EXERCISE >> Take the material below and retype it in full; pictures are left out.
================
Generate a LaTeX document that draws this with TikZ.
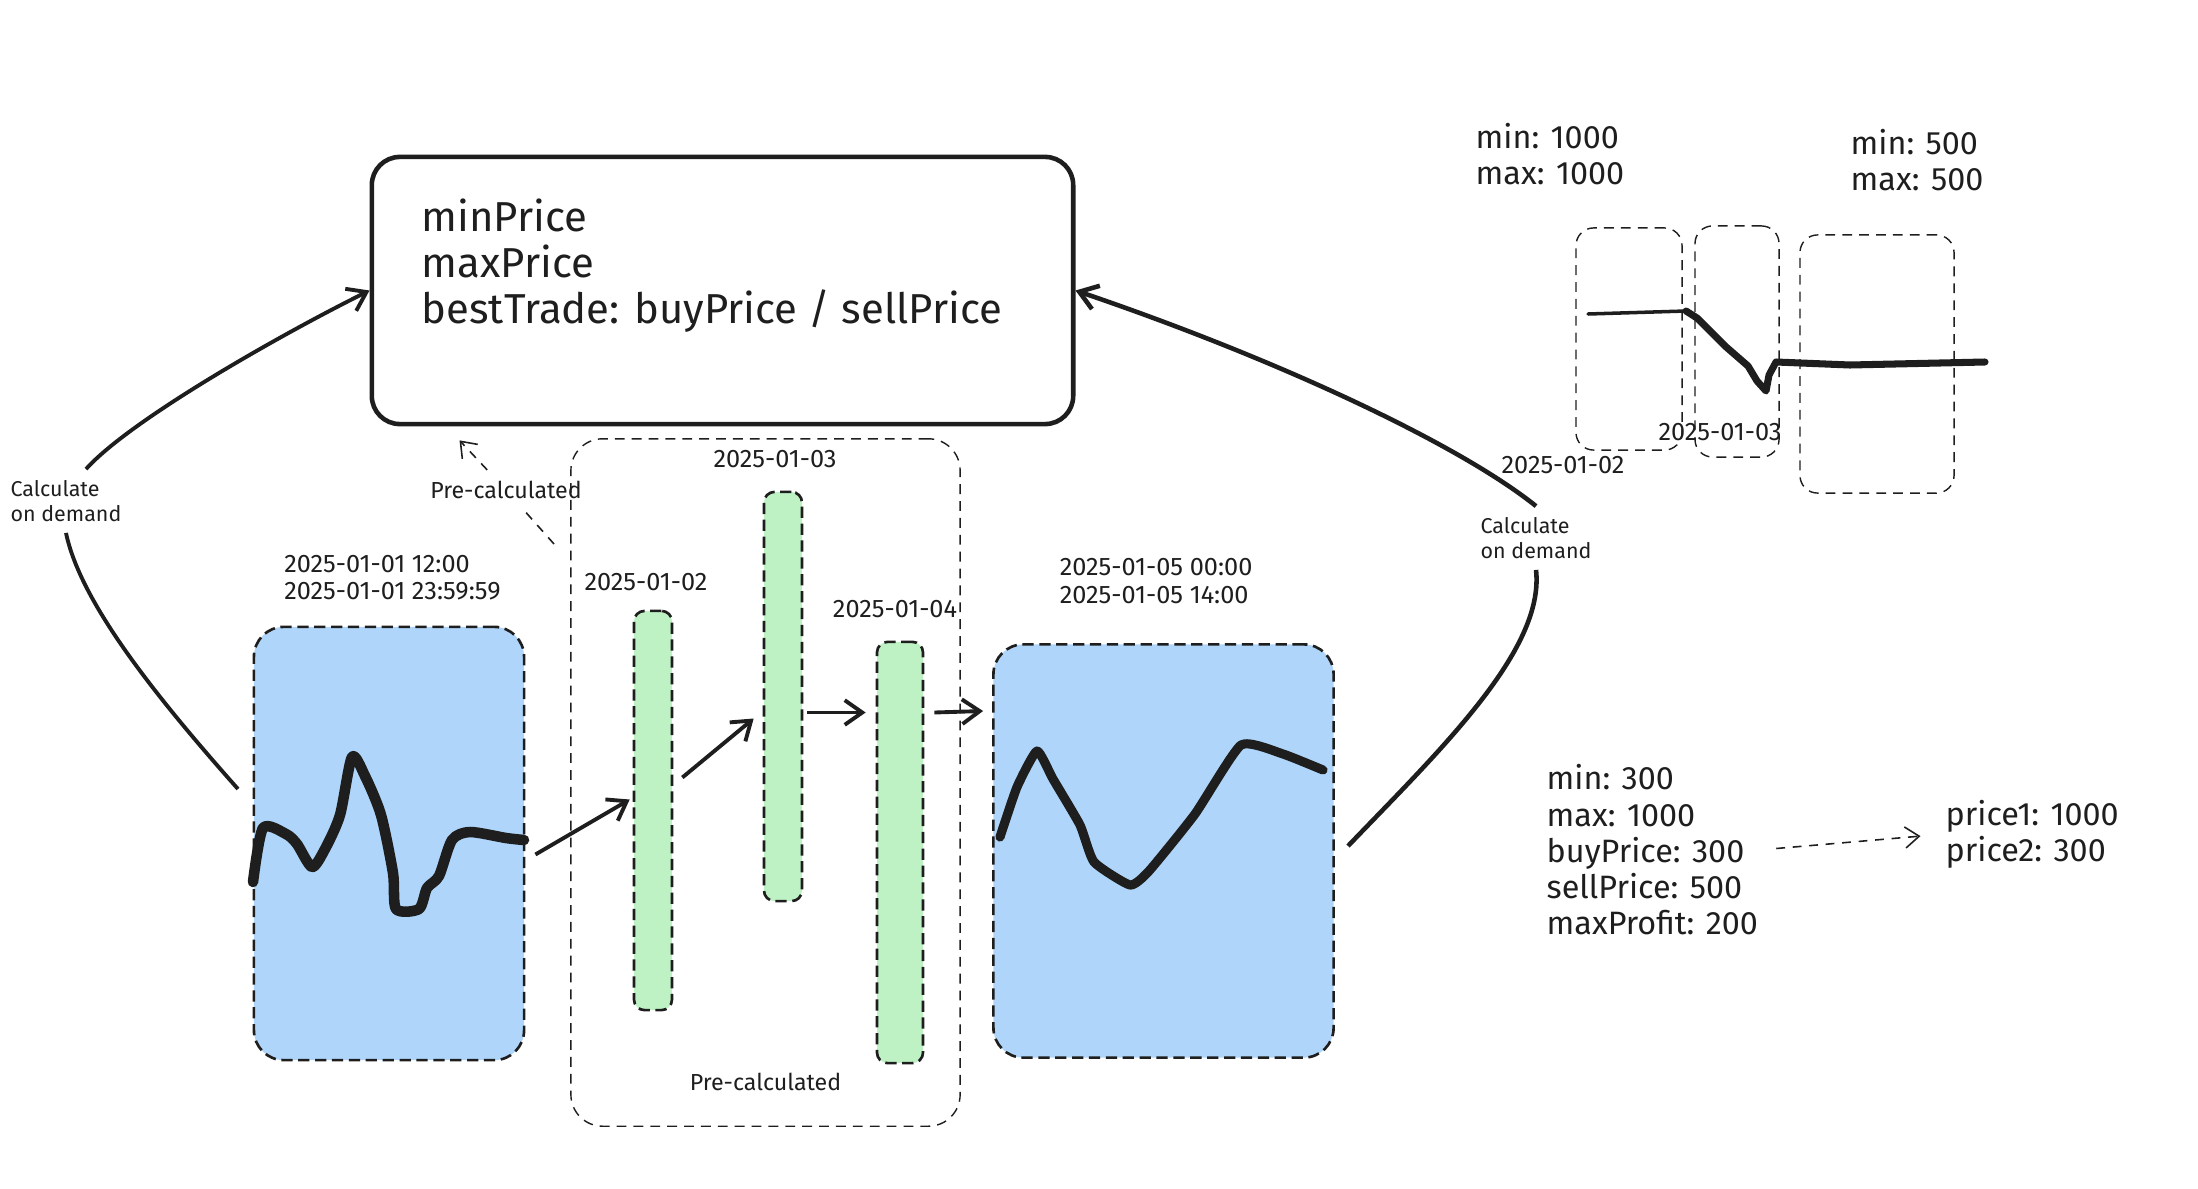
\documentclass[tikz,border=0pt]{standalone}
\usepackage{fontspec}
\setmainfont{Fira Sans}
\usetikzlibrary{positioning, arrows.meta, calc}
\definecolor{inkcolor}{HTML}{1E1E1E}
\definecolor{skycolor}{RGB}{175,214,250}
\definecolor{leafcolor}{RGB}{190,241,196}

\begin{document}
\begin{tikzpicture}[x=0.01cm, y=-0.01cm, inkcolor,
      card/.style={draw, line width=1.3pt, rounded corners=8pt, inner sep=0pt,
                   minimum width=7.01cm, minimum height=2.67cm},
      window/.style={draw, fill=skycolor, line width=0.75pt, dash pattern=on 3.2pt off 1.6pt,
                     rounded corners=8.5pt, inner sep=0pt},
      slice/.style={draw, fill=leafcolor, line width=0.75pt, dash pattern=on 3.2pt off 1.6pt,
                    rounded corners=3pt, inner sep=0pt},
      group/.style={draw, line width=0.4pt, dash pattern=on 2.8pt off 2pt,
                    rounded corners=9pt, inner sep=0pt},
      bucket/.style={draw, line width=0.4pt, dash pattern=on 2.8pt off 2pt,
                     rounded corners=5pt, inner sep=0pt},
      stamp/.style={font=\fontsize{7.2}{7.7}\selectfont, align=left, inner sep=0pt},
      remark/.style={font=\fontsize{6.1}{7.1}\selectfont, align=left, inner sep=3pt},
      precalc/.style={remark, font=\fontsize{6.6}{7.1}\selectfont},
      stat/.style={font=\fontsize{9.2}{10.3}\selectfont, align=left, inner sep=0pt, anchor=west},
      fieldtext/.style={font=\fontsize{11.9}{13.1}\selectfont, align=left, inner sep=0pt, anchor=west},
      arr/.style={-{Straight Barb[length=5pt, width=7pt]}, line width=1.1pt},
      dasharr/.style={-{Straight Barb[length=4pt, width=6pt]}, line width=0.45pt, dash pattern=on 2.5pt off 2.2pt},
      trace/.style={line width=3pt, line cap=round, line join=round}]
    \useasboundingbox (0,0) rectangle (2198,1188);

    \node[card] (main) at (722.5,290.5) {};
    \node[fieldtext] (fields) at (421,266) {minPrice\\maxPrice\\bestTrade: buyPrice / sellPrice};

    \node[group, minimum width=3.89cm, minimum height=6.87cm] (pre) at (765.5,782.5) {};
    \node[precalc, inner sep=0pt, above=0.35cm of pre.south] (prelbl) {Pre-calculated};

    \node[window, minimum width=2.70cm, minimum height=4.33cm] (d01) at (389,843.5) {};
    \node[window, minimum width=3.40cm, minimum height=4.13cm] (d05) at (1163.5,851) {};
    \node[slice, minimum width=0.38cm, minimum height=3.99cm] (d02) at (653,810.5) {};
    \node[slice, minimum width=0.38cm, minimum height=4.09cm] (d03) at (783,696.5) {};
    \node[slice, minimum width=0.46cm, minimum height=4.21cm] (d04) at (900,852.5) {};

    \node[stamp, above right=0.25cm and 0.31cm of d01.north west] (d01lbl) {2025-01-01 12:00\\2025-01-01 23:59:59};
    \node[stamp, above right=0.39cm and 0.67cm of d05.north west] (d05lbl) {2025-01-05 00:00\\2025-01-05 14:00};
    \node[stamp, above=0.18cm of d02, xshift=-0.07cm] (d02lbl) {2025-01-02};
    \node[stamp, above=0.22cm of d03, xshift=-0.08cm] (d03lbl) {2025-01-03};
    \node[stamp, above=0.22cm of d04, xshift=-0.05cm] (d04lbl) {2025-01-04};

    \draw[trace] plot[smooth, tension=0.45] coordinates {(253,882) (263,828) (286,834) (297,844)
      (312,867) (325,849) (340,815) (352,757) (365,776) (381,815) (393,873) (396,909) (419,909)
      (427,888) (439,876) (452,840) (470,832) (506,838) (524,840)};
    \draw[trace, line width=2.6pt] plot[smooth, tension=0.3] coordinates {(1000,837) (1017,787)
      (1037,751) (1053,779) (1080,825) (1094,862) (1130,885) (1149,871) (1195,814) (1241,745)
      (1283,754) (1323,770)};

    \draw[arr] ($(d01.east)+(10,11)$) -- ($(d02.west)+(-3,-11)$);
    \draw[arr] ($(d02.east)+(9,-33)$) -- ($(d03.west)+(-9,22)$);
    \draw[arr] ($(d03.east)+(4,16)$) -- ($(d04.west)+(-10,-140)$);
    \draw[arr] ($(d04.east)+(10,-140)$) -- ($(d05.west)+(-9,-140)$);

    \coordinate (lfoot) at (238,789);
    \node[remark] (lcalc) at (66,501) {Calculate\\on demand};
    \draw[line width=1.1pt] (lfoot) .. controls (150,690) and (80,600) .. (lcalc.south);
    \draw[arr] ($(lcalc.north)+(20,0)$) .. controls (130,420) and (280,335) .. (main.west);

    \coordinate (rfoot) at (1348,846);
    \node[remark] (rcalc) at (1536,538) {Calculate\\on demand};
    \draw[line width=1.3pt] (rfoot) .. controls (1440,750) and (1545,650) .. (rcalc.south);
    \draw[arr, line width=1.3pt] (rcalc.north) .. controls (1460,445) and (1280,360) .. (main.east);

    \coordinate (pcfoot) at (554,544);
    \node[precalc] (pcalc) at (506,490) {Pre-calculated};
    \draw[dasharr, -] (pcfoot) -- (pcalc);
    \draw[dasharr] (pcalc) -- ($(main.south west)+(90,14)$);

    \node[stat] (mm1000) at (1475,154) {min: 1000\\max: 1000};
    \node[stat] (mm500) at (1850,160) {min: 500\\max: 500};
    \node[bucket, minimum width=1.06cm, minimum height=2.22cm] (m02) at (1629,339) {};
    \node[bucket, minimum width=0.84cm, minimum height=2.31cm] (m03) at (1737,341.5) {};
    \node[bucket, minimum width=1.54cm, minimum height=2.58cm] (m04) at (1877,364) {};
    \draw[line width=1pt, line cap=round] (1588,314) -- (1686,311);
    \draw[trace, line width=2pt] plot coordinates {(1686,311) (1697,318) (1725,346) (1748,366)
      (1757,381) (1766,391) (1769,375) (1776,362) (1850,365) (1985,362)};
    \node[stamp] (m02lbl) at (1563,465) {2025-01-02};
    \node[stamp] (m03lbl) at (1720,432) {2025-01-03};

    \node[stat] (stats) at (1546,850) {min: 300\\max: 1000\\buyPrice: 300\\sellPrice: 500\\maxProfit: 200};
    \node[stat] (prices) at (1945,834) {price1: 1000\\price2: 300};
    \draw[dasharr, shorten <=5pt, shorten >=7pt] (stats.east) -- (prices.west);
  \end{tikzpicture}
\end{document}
================
RESULT >>
Generate a LaTeX document that draws this with TikZ.
\documentclass[tikz,border=0pt]{standalone}
\usepackage{fontspec}
\setmainfont{Fira Sans}
\usetikzlibrary{positioning, arrows.meta, calc}
\definecolor{inkcolor}{HTML}{1E1E1E}
\definecolor{skycolor}{RGB}{175,214,250}
\definecolor{leafcolor}{RGB}{190,241,196}

\begin{document}
\begin{tikzpicture}[x=0.01cm, y=-0.01cm, inkcolor,
      card/.style={draw, line width=1.3pt, rounded corners=8pt, inner sep=0pt,
                   minimum width=7.01cm, minimum height=2.67cm},
      window/.style={draw, fill=skycolor, line width=0.75pt, dash pattern=on 3.2pt off 1.6pt,
                     rounded corners=8.5pt, inner sep=0pt},
      slice/.style={draw, fill=leafcolor, line width=0.75pt, dash pattern=on 3.2pt off 1.6pt,
                    rounded corners=3pt, inner sep=0pt},
      group/.style={draw, line width=0.4pt, dash pattern=on 2.8pt off 2pt,
                    rounded corners=9pt, inner sep=0pt},
      bucket/.style={draw, line width=0.4pt, dash pattern=on 2.8pt off 2pt,
                     rounded corners=5pt, inner sep=0pt},
      stamp/.style={font=\fontsize{7.2}{7.7}\selectfont, align=left, inner sep=0pt},
      remark/.style={font=\fontsize{6.1}{7.1}\selectfont, align=left, inner sep=3pt},
      precalc/.style={remark, font=\fontsize{6.6}{7.1}\selectfont},
      stat/.style={font=\fontsize{9.2}{10.3}\selectfont, align=left, inner sep=0pt, anchor=west},
      fieldtext/.style={font=\fontsize{11.9}{13.1}\selectfont, align=left, inner sep=0pt, anchor=west},
      arr/.style={-{Straight Barb[length=5pt, width=7pt]}, line width=1.1pt},
      dasharr/.style={-{Straight Barb[length=4pt, width=6pt]}, line width=0.45pt, dash pattern=on 2.5pt off 2.2pt},
      trace/.style={line width=3pt, line cap=round, line join=round}]
    \useasboundingbox (0,0) rectangle (2198,1188);

    \node[card] (main) at (722.5,290.5) {};
    \node[fieldtext] (fields) at (421,266) {minPrice\\maxPrice\\bestTrade: buyPrice / sellPrice};

    \node[group, minimum width=3.89cm, minimum height=6.87cm] (pre) at (765.5,782.5) {};
    \node[precalc, inner sep=0pt, above=0.35cm of pre.south] (prelbl) {Pre-calculated};

    \node[window, minimum width=2.70cm, minimum height=4.33cm] (d01) at (389,843.5) {};
    \node[window, minimum width=3.40cm, minimum height=4.13cm] (d05) at (1163.5,851) {};
    \node[slice, minimum width=0.38cm, minimum height=3.99cm] (d02) at (653,810.5) {};
    \node[slice, minimum width=0.38cm, minimum height=4.09cm] (d03) at (783,696.5) {};
    \node[slice, minimum width=0.46cm, minimum height=4.21cm] (d04) at (900,852.5) {};

    \node[stamp, above right=0.25cm and 0.31cm of d01.north west] (d01lbl) {2025-01-01 12:00\\2025-01-01 23:59:59};
    \node[stamp, above right=0.39cm and 0.67cm of d05.north west] (d05lbl) {2025-01-05 00:00\\2025-01-05 14:00};
    \node[stamp, above=0.18cm of d02, xshift=-0.07cm] (d02lbl) {2025-01-02};
    \node[stamp, above=0.22cm of d03, xshift=-0.08cm] (d03lbl) {2025-01-03};
    \node[stamp, above=0.22cm of d04, xshift=-0.05cm] (d04lbl) {2025-01-04};

    \draw[trace] plot[smooth, tension=0.45] coordinates {(253,882) (263,828) (286,834) (297,844)
      (312,867) (325,849) (340,815) (352,757) (365,776) (381,815) (393,873) (396,909) (419,909)
      (427,888) (439,876) (452,840) (470,832) (506,838) (524,840)};
    \draw[trace, line width=2.6pt] plot[smooth, tension=0.3] coordinates {(1000,837) (1017,787)
      (1037,751) (1053,779) (1080,825) (1094,862) (1130,885) (1149,871) (1195,814) (1241,745)
      (1283,754) (1323,770)};

    \draw[arr] ($(d01.east)+(10,11)$) -- ($(d02.west)+(-3,-11)$);
    \draw[arr] ($(d02.east)+(9,-33)$) -- ($(d03.west)+(-9,22)$);
    \draw[arr] ($(d03.east)+(4,16)$) -- ($(d04.west)+(-10,-140)$);
    \draw[arr] ($(d04.east)+(10,-140)$) -- ($(d05.west)+(-9,-140)$);

    \coordinate (lfoot) at (238,789);
    \node[remark] (lcalc) at (66,501) {Calculate\\on demand};
    \draw[line width=1.1pt] (lfoot) .. controls (150,690) and (80,600) .. (lcalc.south);
    \draw[arr] ($(lcalc.north)+(20,0)$) .. controls (130,420) and (280,335) .. (main.west);

    \coordinate (rfoot) at (1348,846);
    \node[remark] (rcalc) at (1536,538) {Calculate\\on demand};
    \draw[line width=1.3pt] (rfoot) .. controls (1440,750) and (1545,650) .. (rcalc.south);
    \draw[arr, line width=1.3pt] (rcalc.north) .. controls (1460,445) and (1280,360) .. (main.east);

    \coordinate (pcfoot) at (554,544);
    \node[precalc] (pcalc) at (506,490) {Pre-calculated};
    \draw[dasharr, -] (pcfoot) -- (pcalc);
    \draw[dasharr] (pcalc) -- ($(main.south west)+(90,14)$);

    \node[stat] (mm1000) at (1475,154) {min: 1000\\max: 1000};
    \node[stat] (mm500) at (1850,160) {min: 500\\max: 500};
    \node[bucket, minimum width=1.06cm, minimum height=2.22cm] (m02) at (1629,339) {};
    \node[bucket, minimum width=0.84cm, minimum height=2.31cm] (m03) at (1737,341.5) {};
    \node[bucket, minimum width=1.54cm, minimum height=2.58cm] (m04) at (1877,364) {};
    \draw[line width=1pt, line cap=round] (1588,314) -- (1686,311);
    \draw[trace, line width=2pt] plot coordinates {(1686,311) (1697,318) (1725,346) (1748,366)
      (1757,381) (1766,391) (1769,375) (1776,362) (1850,365) (1985,362)};
    \node[stamp] (m02lbl) at (1563,465) {2025-01-02};
    \node[stamp] (m03lbl) at (1720,432) {2025-01-03};

    \node[stat] (stats) at (1546,850) {min: 300\\max: 1000\\buyPrice: 300\\sellPrice: 500\\maxProfit: 200};
    \node[stat] (prices) at (1945,834) {price1: 1000\\price2: 300};
    \draw[dasharr, shorten <=5pt, shorten >=7pt] (stats.east) -- (prices.west);
  \end{tikzpicture}
\end{document}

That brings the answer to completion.